==== THE DATA

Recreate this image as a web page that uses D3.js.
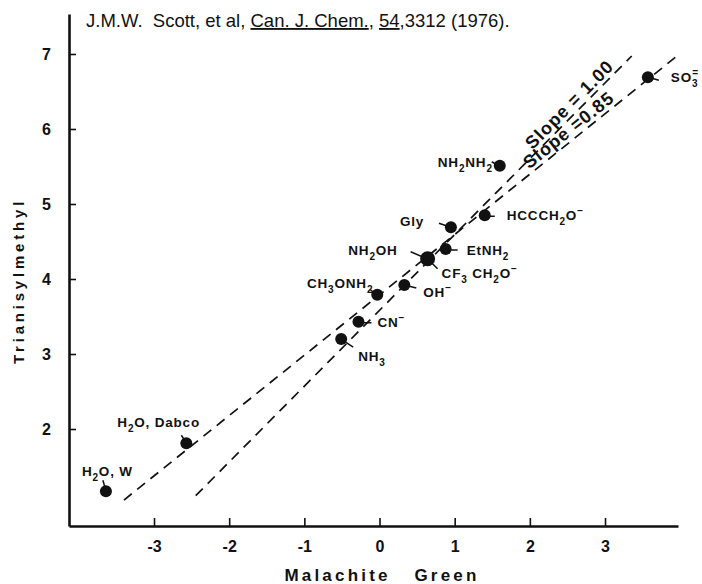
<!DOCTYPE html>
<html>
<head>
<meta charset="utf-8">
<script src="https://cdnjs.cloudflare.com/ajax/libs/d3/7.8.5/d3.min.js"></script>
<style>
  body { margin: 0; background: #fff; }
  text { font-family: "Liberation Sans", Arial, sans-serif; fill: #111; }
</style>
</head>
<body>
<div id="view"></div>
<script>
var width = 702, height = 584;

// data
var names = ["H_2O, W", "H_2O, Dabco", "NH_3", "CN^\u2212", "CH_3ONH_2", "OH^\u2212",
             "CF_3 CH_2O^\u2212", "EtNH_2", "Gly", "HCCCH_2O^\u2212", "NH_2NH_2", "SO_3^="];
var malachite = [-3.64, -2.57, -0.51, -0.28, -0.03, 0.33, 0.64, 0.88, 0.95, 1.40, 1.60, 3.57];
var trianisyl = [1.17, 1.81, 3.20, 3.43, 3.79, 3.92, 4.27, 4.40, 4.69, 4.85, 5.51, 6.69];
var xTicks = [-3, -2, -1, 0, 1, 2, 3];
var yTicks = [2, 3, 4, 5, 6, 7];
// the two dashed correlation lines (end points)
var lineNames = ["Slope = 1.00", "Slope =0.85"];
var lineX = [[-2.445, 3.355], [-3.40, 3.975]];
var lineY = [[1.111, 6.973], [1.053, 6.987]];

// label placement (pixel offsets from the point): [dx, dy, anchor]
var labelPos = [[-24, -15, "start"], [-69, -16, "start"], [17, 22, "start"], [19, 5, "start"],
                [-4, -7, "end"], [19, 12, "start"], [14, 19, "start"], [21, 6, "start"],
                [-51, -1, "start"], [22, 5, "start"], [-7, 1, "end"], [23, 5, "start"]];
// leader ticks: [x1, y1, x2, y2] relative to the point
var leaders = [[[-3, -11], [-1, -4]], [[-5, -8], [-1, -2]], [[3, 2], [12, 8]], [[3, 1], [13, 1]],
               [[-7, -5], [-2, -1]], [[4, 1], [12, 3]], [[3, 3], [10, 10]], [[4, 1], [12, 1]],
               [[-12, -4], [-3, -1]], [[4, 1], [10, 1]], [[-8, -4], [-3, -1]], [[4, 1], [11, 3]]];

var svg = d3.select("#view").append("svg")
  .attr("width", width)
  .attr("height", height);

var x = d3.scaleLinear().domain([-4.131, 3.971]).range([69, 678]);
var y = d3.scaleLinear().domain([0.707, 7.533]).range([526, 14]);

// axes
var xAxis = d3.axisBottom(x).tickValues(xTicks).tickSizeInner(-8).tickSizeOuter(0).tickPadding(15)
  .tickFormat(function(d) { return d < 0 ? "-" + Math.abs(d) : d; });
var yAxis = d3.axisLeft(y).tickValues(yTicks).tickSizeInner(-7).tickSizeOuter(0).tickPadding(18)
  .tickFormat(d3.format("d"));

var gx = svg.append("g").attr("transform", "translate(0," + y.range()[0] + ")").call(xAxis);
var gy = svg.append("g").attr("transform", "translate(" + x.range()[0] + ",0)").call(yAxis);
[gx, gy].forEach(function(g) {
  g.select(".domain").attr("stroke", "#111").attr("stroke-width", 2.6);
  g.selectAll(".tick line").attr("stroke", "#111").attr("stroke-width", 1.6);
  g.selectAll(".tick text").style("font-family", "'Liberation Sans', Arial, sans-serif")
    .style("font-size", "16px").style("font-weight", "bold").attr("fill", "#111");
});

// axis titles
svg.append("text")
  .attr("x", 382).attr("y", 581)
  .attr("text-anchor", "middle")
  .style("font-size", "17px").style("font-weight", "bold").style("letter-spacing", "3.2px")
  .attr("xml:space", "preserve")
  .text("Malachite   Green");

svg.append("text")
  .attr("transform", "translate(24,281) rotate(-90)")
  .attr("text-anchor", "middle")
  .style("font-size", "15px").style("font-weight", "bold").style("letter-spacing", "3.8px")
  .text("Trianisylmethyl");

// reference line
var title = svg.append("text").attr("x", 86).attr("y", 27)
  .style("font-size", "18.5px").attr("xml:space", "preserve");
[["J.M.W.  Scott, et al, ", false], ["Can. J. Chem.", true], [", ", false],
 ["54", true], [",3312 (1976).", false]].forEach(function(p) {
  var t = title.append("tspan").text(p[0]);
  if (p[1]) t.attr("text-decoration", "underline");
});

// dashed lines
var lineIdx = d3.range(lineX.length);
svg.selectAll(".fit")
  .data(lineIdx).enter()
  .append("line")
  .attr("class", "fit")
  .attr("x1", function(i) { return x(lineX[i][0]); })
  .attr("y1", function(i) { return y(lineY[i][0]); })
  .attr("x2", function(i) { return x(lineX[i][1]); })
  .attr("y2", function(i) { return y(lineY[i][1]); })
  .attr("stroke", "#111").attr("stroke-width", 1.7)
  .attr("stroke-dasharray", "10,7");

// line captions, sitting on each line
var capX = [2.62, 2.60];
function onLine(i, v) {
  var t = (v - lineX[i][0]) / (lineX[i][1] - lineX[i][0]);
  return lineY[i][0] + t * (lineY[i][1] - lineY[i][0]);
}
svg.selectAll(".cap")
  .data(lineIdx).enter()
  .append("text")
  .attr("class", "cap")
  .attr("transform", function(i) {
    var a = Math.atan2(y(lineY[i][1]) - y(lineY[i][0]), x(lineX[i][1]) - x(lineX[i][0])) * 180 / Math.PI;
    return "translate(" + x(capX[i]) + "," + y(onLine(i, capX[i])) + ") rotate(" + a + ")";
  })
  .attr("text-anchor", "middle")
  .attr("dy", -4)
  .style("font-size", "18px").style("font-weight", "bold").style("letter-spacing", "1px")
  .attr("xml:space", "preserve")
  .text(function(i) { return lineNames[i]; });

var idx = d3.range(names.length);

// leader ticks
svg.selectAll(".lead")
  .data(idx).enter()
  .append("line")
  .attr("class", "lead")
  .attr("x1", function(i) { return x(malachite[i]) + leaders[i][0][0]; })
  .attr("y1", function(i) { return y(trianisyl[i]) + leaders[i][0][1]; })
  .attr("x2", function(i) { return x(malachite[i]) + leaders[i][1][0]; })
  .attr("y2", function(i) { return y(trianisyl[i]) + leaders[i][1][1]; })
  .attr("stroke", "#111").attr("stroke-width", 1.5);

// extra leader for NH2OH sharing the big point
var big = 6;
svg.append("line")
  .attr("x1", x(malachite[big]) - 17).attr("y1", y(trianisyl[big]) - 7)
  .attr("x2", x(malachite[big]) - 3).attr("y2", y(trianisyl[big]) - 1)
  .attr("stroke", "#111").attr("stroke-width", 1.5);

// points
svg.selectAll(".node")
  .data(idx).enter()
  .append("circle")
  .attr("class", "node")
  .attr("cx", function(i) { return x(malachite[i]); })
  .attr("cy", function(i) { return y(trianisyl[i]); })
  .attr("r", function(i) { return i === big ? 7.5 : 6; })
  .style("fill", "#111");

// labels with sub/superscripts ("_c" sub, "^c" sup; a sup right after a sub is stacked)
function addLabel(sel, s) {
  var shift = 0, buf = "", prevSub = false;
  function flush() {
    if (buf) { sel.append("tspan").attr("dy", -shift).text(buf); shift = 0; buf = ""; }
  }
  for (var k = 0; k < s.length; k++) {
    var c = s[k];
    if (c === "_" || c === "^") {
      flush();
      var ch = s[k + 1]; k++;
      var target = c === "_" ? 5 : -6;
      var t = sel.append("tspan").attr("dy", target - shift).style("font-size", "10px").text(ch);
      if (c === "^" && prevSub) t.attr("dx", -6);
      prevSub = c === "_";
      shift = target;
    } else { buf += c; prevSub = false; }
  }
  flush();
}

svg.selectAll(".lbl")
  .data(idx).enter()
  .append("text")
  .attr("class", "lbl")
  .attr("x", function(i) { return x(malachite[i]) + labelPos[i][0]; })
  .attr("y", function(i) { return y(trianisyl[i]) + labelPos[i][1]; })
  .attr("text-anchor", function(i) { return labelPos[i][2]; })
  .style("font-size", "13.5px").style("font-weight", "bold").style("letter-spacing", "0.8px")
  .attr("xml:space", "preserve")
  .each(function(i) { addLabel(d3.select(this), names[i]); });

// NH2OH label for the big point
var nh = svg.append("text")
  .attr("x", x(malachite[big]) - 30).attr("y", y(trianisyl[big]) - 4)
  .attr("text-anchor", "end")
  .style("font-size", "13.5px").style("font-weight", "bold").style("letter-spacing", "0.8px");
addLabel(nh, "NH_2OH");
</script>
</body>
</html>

========
==== THE DATA

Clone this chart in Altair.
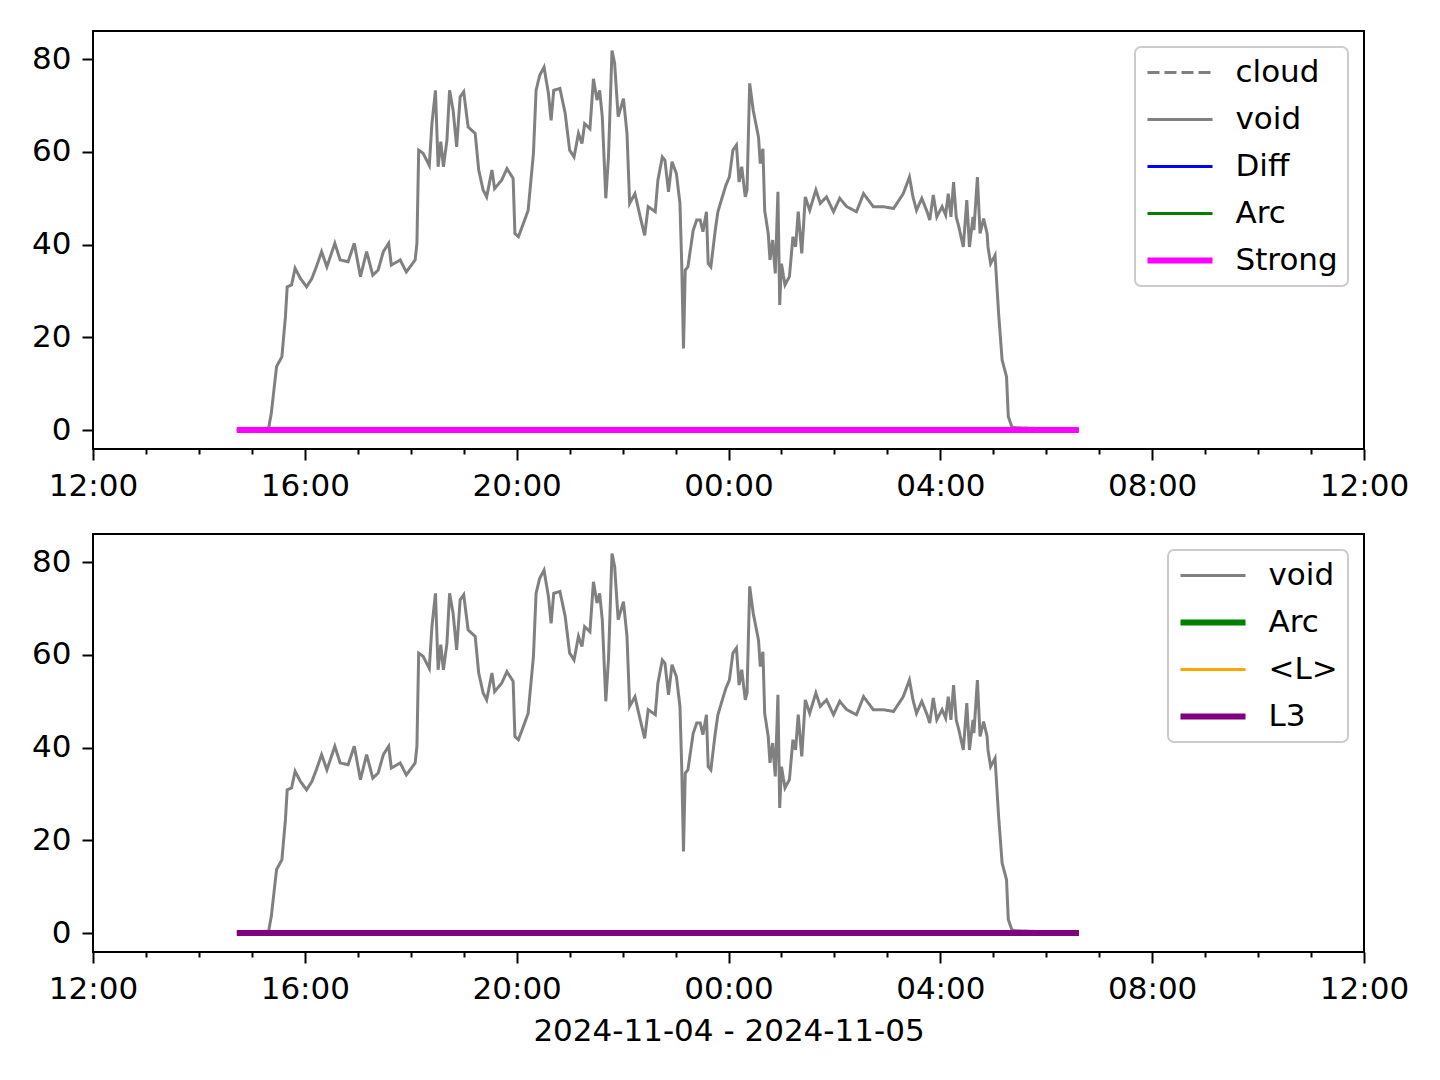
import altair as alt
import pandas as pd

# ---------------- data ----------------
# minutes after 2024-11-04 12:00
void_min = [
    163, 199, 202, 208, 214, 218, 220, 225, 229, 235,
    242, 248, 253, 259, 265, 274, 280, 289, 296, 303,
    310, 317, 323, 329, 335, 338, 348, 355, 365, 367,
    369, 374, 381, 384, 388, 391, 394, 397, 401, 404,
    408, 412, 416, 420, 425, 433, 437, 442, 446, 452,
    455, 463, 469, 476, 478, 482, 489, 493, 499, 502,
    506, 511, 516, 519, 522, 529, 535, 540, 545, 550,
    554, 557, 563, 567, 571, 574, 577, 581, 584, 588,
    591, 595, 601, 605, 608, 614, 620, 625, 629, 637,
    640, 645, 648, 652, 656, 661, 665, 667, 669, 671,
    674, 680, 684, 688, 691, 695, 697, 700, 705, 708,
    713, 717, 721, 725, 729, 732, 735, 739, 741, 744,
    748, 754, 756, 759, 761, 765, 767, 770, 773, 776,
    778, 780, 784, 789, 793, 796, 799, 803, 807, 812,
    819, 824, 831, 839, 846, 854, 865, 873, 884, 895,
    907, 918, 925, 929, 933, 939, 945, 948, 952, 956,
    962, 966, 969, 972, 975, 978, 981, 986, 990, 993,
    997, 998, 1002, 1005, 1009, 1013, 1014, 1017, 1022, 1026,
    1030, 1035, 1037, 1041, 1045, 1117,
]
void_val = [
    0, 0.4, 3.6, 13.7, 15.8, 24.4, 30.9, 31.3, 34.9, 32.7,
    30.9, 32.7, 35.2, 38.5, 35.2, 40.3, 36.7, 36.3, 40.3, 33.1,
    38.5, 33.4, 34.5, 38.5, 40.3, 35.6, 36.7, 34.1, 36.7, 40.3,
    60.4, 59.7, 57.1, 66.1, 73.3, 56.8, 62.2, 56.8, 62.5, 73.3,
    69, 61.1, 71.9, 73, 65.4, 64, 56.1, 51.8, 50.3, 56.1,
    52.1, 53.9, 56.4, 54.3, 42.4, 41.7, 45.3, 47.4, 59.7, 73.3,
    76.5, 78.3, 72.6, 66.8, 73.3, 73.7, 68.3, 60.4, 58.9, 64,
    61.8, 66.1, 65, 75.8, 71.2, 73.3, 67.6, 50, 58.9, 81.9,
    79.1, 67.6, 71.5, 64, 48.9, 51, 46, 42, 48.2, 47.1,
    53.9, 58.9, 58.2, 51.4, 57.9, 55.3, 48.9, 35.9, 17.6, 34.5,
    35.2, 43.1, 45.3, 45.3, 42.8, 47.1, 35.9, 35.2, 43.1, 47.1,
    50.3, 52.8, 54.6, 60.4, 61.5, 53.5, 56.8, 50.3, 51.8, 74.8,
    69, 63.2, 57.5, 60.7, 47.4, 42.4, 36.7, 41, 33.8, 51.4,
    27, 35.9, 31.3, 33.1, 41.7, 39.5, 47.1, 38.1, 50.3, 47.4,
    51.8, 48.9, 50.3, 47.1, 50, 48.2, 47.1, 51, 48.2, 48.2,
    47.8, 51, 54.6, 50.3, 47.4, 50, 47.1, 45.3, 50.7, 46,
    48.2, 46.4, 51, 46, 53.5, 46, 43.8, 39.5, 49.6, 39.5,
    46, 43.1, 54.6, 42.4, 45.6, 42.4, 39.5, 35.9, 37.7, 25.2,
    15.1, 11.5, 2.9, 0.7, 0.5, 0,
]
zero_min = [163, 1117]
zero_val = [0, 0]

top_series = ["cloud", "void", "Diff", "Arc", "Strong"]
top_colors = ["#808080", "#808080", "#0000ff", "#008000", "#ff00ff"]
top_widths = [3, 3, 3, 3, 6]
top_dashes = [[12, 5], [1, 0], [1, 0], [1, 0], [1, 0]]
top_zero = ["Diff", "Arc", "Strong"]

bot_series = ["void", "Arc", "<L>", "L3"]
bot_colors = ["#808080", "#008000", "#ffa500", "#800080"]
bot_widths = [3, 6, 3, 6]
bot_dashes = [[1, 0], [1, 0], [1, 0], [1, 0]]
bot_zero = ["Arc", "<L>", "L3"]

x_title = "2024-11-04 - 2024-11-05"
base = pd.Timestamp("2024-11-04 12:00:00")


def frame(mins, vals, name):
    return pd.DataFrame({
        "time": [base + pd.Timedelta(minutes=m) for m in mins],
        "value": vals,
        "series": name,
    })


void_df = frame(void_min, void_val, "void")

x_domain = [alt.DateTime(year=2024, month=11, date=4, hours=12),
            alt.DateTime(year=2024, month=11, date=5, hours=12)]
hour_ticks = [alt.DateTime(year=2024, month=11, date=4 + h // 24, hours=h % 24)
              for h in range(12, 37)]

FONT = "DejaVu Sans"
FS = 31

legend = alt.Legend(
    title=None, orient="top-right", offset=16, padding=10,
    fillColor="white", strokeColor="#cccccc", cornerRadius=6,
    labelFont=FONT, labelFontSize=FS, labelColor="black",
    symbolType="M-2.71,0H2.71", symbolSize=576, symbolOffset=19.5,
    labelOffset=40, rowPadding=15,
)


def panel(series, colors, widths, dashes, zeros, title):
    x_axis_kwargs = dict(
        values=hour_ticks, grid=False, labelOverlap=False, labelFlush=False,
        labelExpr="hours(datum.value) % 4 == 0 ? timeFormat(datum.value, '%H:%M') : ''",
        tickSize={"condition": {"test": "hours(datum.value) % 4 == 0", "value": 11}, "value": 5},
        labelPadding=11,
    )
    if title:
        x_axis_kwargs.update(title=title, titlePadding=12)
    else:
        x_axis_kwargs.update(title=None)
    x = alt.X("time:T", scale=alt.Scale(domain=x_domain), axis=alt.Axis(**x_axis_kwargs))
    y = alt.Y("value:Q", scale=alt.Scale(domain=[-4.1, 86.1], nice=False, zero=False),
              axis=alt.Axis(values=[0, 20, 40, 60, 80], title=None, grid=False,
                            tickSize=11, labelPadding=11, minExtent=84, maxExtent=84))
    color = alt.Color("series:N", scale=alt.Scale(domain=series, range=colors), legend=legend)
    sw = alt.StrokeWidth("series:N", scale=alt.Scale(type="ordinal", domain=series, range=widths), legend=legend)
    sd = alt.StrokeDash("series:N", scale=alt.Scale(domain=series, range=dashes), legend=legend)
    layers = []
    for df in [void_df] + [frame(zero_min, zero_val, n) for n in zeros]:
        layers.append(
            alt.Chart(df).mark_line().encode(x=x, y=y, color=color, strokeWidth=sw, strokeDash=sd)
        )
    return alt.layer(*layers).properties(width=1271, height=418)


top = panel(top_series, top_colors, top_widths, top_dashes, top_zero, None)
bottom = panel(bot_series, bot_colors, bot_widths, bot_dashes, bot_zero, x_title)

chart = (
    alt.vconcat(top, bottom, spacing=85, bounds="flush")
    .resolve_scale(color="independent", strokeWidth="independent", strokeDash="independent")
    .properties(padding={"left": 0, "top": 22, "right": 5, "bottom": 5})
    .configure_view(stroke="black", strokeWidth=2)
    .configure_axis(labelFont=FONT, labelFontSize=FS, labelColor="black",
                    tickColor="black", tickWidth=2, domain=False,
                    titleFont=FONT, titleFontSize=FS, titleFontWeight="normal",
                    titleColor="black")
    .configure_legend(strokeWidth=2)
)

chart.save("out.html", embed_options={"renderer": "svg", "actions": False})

========
==== THE DATA

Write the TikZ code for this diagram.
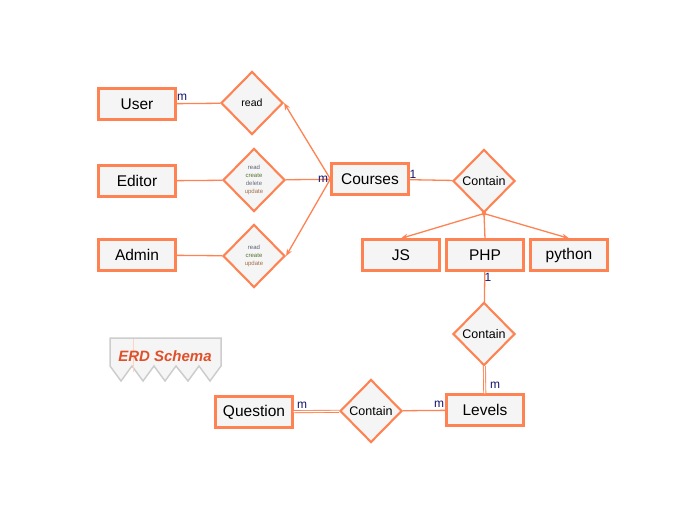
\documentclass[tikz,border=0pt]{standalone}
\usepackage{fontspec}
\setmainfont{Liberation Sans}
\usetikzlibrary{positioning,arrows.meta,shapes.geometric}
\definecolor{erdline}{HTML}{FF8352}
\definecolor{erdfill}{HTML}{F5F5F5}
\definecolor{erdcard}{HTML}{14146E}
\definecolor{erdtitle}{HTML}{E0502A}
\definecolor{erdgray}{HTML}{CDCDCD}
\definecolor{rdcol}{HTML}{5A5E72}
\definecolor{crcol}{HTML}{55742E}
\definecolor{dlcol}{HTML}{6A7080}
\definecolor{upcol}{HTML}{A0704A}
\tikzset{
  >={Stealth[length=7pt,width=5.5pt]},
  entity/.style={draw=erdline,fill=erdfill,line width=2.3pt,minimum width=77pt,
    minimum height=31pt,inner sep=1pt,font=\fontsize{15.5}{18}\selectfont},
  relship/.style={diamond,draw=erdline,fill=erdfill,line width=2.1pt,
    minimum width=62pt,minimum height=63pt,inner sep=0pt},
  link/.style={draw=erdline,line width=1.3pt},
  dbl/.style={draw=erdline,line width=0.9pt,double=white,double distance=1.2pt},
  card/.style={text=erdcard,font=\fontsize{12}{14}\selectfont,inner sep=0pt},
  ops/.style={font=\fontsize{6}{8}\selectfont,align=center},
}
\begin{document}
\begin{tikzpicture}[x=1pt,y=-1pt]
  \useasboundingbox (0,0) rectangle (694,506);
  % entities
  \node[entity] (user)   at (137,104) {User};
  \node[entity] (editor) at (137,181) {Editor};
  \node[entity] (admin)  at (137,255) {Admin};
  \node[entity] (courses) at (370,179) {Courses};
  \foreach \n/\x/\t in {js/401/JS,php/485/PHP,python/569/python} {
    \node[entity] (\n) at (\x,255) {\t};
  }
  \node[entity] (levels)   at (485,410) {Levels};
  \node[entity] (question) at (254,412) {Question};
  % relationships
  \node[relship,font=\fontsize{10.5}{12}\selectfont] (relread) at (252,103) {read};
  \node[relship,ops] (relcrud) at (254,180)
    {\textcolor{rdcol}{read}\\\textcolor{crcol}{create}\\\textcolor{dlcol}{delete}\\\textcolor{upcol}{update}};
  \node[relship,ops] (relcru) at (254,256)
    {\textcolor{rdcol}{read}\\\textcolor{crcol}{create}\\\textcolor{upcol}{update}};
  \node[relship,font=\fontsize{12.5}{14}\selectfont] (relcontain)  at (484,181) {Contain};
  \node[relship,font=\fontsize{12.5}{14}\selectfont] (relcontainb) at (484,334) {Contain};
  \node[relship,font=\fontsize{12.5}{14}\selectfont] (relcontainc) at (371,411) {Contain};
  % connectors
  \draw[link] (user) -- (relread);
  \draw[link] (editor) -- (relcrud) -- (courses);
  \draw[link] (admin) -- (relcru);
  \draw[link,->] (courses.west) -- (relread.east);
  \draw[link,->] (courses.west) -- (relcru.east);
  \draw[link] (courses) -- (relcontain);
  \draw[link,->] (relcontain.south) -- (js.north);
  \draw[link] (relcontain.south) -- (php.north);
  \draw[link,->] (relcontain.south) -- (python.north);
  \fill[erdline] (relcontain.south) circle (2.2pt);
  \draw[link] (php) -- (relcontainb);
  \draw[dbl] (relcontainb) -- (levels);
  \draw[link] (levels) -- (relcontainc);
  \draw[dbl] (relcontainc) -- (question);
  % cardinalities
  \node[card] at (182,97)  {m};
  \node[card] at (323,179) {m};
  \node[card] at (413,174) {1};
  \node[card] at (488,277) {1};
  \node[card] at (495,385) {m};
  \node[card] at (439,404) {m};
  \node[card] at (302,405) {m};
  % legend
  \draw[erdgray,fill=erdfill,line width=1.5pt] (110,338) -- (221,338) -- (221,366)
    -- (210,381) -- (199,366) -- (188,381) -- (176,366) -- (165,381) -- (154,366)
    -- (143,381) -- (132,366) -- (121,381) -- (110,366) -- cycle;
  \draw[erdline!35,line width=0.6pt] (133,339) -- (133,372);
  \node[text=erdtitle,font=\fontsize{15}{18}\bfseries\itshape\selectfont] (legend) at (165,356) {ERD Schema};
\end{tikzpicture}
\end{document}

========

[TASK OBJECTIVE]
Pick out the lines above containing the word "this", then copy them.

[WRITTEN ANSWER]
Recreate this image as a web page that uses D3.js.
  .each(function(i) { addLabel(d3.select(this), names[i]); });
Clone this chart in Altair.
Write the TikZ code for this diagram.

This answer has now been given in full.